[Netarchivesuite-users] NAS broad crawl questions

Peter Svanberg Peter.Svanberg at kb.se
Fri Sep 13 18:02:53 CEST 2019


This Wednesday at 11:02 we started our first NAS broad crawl, tadaa! (Pär has pictures showing Thomas and I pressing the mouse button, clicking on "Activate".)

It started well, with the job creation process. The first job, though, contained only one domain - maybe because it was special, with lots of non-default seeds. Then there was job two, containing 9999 domains, and then the process continued, with 10000 domains in each job.

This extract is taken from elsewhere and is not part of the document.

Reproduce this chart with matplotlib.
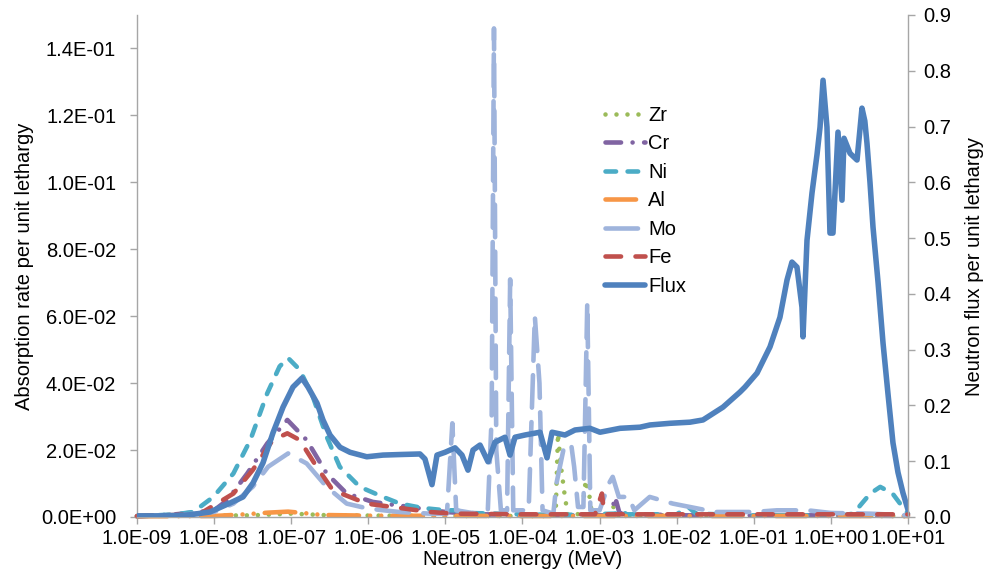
import numpy as np
import matplotlib
matplotlib.use("Agg")
import matplotlib.pyplot as plt
from matplotlib.ticker import FixedLocator, FuncFormatter

plt.rcParams['font.family'] = ['Liberation Sans', 'DejaVu Sans']
plt.rcParams['lines.scale_dashes'] = False

# ---- data: log10(energy / MeV) and values ----
zr_logE = [-9.0, -7.5, -7.0, -6.5, -5.0, -3.62, -3.57, -3.54, -3.50, -3.45, -3.41,
           -3.23, -3.18, -3.13, -3.10, -2.87, -2.82, -2.78, 1.0]
zr_val = [0.0003, 0.0005, 0.001, 0.0005, 0.0003, 0.0003, 0.0005, 0.025, 0.015, 0.006, 0.0005,
          0.001, 0.011, 0.006, 0.001, 0.0005, 0.003, 0.0005, 0.0003]

cr_logE = [-9.0, -8.5, -8.0, -7.83, -7.57, -7.31, -7.05, -6.80, -6.54, -6.28, -5.94,
           -5.37, -5.0, -4.5, -3.5, -2.85, -2.80, -2.74, -2.0, 0.0, 1.0]
cr_val = [0.0002, 0.0008, 0.002, 0.005, 0.013, 0.022, 0.029, 0.023, 0.013, 0.007, 0.0045,
          0.0027, 0.0015, 0.0008, 0.0005, 0.0005, 0.006, 0.001, 0.0005, 0.0005, 0.0003]

ni_logE = [-9.0, -8.5, -8.27, -8.01, -7.75, -7.53, -7.31, -7.15, -7.04, -6.89, -6.72,
           -6.54, -6.37, -6.11, -5.81, -5.59, -5.30, -5.0, -4.87, -4.7, -4.0, -3.5,
           -2.8, -2.72, -2.65, -2.0, -1.85, -1.75, -1.0, -0.3, 0.15, 0.29, 0.40,
           0.51, 0.64, 0.80, 0.93, 1.0]
ni_val = [0.0002, 0.0008, 0.0015, 0.006, 0.013, 0.023, 0.037, 0.045, 0.0475, 0.044, 0.036,
          0.024, 0.015, 0.009, 0.006, 0.004, 0.0027, 0.002, 0.002, 0.0012, 0.0008, 0.0006,
          0.001, 0.002, 0.0008, 0.0008, 0.003, 0.001, 0.0005, 0.0005, 0.0005, 0.001, 0.004,
          0.007, 0.009, 0.007, 0.003, 0.001]

al_logE = [-9.0, -8.0, -7.6, -7.3, -7.04, -6.85, -6.6, -6.0, -4.0, -2.0, 1.0]
al_val = [0.0002, 0.0003, 0.0008, 0.0013, 0.0016, 0.0012, 0.0006, 0.0004, 0.0003, 0.0003, 0.0003]

mo_logE = [-9.0, -8.5, -8.0, -7.75, -7.5, -7.3, -7.04, -6.8, -6.54, -6.28, -6.0, -5.6,
           -5.2, -4.98, -4.91, -4.86, -4.6, -4.45, -4.40, -4.37, -4.34, -4.28,
           -4.20, -4.16, -4.12, -3.92, -3.84, -3.78, -3.74, -3.60, -3.56, -3.47,
           -3.37, -3.33, -3.28, -3.21, -3.16, -3.12, -3.0, -2.88, -2.83, -2.75,
           -2.62, -2.55, -2.35, -2.05, -1.83, -1.5, -1.0, -0.7, -0.3, 0.0, 0.5, 1.0]
mo_val = [0.0003, 0.0005, 0.0015, 0.004, 0.009, 0.015, 0.019, 0.016, 0.009, 0.004, 0.0025, 0.0015,
          0.001, 0.001, 0.028, 0.002, 0.001, 0.002, 0.03, 0.146, 0.02, 0.002,
          0.002, 0.071, 0.002, 0.002, 0.060, 0.040, 0.002, 0.001, 0.010, 0.020,
          0.022, 0.015, 0.003, 0.003, 0.064, 0.002, 0.002, 0.010, 0.012, 0.006,
          0.006, 0.002, 0.006, 0.004, 0.003, 0.0015, 0.0015, 0.002, 0.002, 0.0012, 0.001, 0.0005]

fe_logE = [-9.0, -8.5, -8.18, -7.75, -7.50, -7.24, -7.05, -6.89, -6.67, -6.46, -6.02,
           -5.59, -5.2, -4.9, -4.0, -3.06, -2.97, -2.94, -2.0, 0.0, 1.0]
fe_val = [0.0003, 0.0006, 0.001, 0.007, 0.014, 0.023, 0.025, 0.023, 0.015, 0.008, 0.004,
          0.0027, 0.0015, 0.001, 0.0008, 0.0008, 0.007, 0.0008, 0.0008, 0.0008, 0.0008]

flux_logE = [-9.0, -8.70, -8.44, -8.313, -8.053, -7.794, -7.625, -7.495, -7.366, -7.236,
             -7.106, -6.977, -6.860, -6.782, -6.665, -6.588, -6.497, -6.367, -6.237,
             -6.02, -5.81, -5.589, -5.33, -5.265, -5.174, -5.109,
             -5.005, -4.875, -4.785, -4.707, -4.642, -4.551, -4.447, -4.357, -4.227,
             -4.162, -4.097, -3.968, -3.773, -3.682, -3.617, -3.449, -3.319, -3.125,
             -2.995, -2.735, -2.476, -2.346, -2.087, -1.827, -1.659, -1.399, -1.179,
             -1.114, -0.958, -0.790, -0.661, -0.569, -0.505, -0.440, -0.375, -0.362,
             -0.310, -0.245, -0.180, -0.141, -0.102,
             -0.051, -0.012, 0.027, 0.092, 0.144, 0.170, 0.248, 0.339, 0.403, 0.440,
             0.468, 0.507, 0.546, 0.612, 0.676, 0.741, 0.805, 0.870, 0.935, 1.0]
flux_val = [0.002, 0.002, 0.003, 0.004, 0.009, 0.025, 0.036, 0.061, 0.097, 0.151,
            0.197, 0.233, 0.249, 0.233, 0.204, 0.174, 0.147, 0.125, 0.116,
            0.108, 0.111, 0.112, 0.113, 0.104, 0.058, 0.111,
            0.116, 0.124, 0.111, 0.084, 0.120, 0.129, 0.099, 0.134, 0.143,
            0.111, 0.143, 0.147, 0.152, 0.106, 0.152, 0.147, 0.156, 0.159,
            0.152, 0.159, 0.161, 0.165, 0.168, 0.170, 0.174, 0.197, 0.224,
            0.233, 0.258, 0.305, 0.358, 0.425, 0.457, 0.448, 0.376, 0.323,
            0.496, 0.581, 0.650, 0.699, 0.783,
            0.699, 0.509, 0.509, 0.690, 0.568, 0.679, 0.652, 0.640, 0.733, 0.710,
            0.670, 0.600, 0.520, 0.420, 0.312, 0.220, 0.133, 0.080, 0.043, 0.013]

x_ticks = [1e-9, 1e-8, 1e-7, 1e-6, 1e-5, 1e-4, 1e-3, 1e-2, 1e-1, 1e0, 1e1]
left_ticks = [0.0, 0.02, 0.04, 0.06, 0.08, 0.10, 0.12, 0.14]
right_ticks = [0.0, 0.1, 0.2, 0.3, 0.4, 0.5, 0.6, 0.7, 0.8, 0.9]

# ---- figure ----
W, H = 987, 571
fig = plt.figure(figsize=(W / 100, H / 100), dpi=100)
ax = fig.add_axes([137 / W, 1 - 517 / H, (908 - 137) / W, (517 - 15) / H])
ax2 = ax.twinx()

FS = 14.5
lw = 3.3
species = [
    ("Zr", zr_logE, zr_val, "#9BBB59", (0, (0.01, 7.9))),
    ("Cr", cr_logE, cr_val, "#8064A2", (0, (11.2, 8.3, 0.01, 8.3))),
    ("Ni", ni_logE, ni_val, "#4BACC6", (0, (7.6, 8.3))),
    ("Al", al_logE, al_val, "#F79646", (0, (22, 8, 0.01, 8, 0.01, 8))),
    ("Mo", mo_logE, mo_val, "#9FB4DC", (0, (23.4, 10.4))),
    ("Fe", fe_logE, fe_val, "#C0504D", (0, (11.2, 10.4))),
]
handles = []
for name, le, v, c, ls in species:
    h, = ax.plot(10 ** np.array(le), v, color=c, lw=lw, linestyle=ls,
                 dash_capstyle='round', solid_capstyle='round', solid_joinstyle='round',
                 label=name, clip_on=False)
    handles.append(h)

hf, = ax2.plot(10 ** np.array(flux_logE), flux_val, color="#4F81BD", lw=4.0,
               solid_capstyle='round', solid_joinstyle='round', label="Flux")
handles.append(hf)

ax.set_xscale('log')
ax.set_xlim(1e-9, 1e1)
ax.set_ylim(0, 0.15)
ax2.set_ylim(0, 0.9)

ax.xaxis.set_major_locator(FixedLocator(x_ticks))
ax.xaxis.set_minor_locator(FixedLocator([]))
ax.xaxis.set_major_formatter(FuncFormatter(lambda v, p: "%.1E" % v))
ax.yaxis.set_major_locator(FixedLocator(left_ticks))
ax.yaxis.set_major_formatter(FuncFormatter(lambda v, p: "%.1E" % v))
ax2.yaxis.set_major_locator(FixedLocator(right_ticks))
ax2.yaxis.set_major_formatter(FuncFormatter(lambda v, p: "%.1f" % v))

spine_c = "#A6A6A6"
for a in (ax, ax2):
    for s in a.spines.values():
        s.set_color(spine_c)
        s.set_linewidth(1.0)
    a.spines['top'].set_visible(False)
ax.spines['right'].set_visible(False)
ax2.spines['left'].set_visible(False)
ax2.spines['bottom'].set_visible(False)

ax.tick_params(axis='both', which='major', length=5, width=1.0, color=spine_c,
               labelsize=FS, direction='out')
ax.tick_params(axis='y', pad=10)
ax.tick_params(axis='x', pad=4)
ax2.tick_params(axis='y', length=5, width=1.0, color=spine_c, labelsize=FS, pad=6)

ax.set_xlabel("Neutron energy (MeV)", fontsize=FS, labelpad=1)
ax.set_ylabel("Absorption rate per unit lethargy", fontsize=FS, labelpad=5)
ax2.set_ylabel("Neutron flux per unit lethargy", fontsize=FS, labelpad=10)

leg = fig.legend(handles=handles, labels=[h.get_label() for h in handles],
                 loc='upper left', bbox_to_anchor=(605 / W, 1 - 106 / H),
                 frameon=False, fontsize=FS, handlelength=2.0, handletextpad=0.15,
                 labelspacing=0.47, borderpad=0, borderaxespad=0)

fig.savefig("out.png", dpi=100)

After that, the first snapshot job started running. But after it was finished, no more snapshot jobs was started.

Later, our selective harvests started and run as scheduled. But when they were finished, nothing seems to happen in the job finishing and job starting area. The "All Running Jobs" page just contains job rows with a grey dot (crawl finished) and no host name. But the job creation process continues, with now soon 100 jobs with 10000 domains each.


1)     Do you have any hints on what could have happened? Is the admin host so occupied with job creation that it can't handle anything else? But it wasn't during the first hours. Where could we look to find out what could be wrong? (In log files, of course, but what should we look for?)

We will let the job creation be finished (which will happen approximately Sunday after 18) and see what then happens.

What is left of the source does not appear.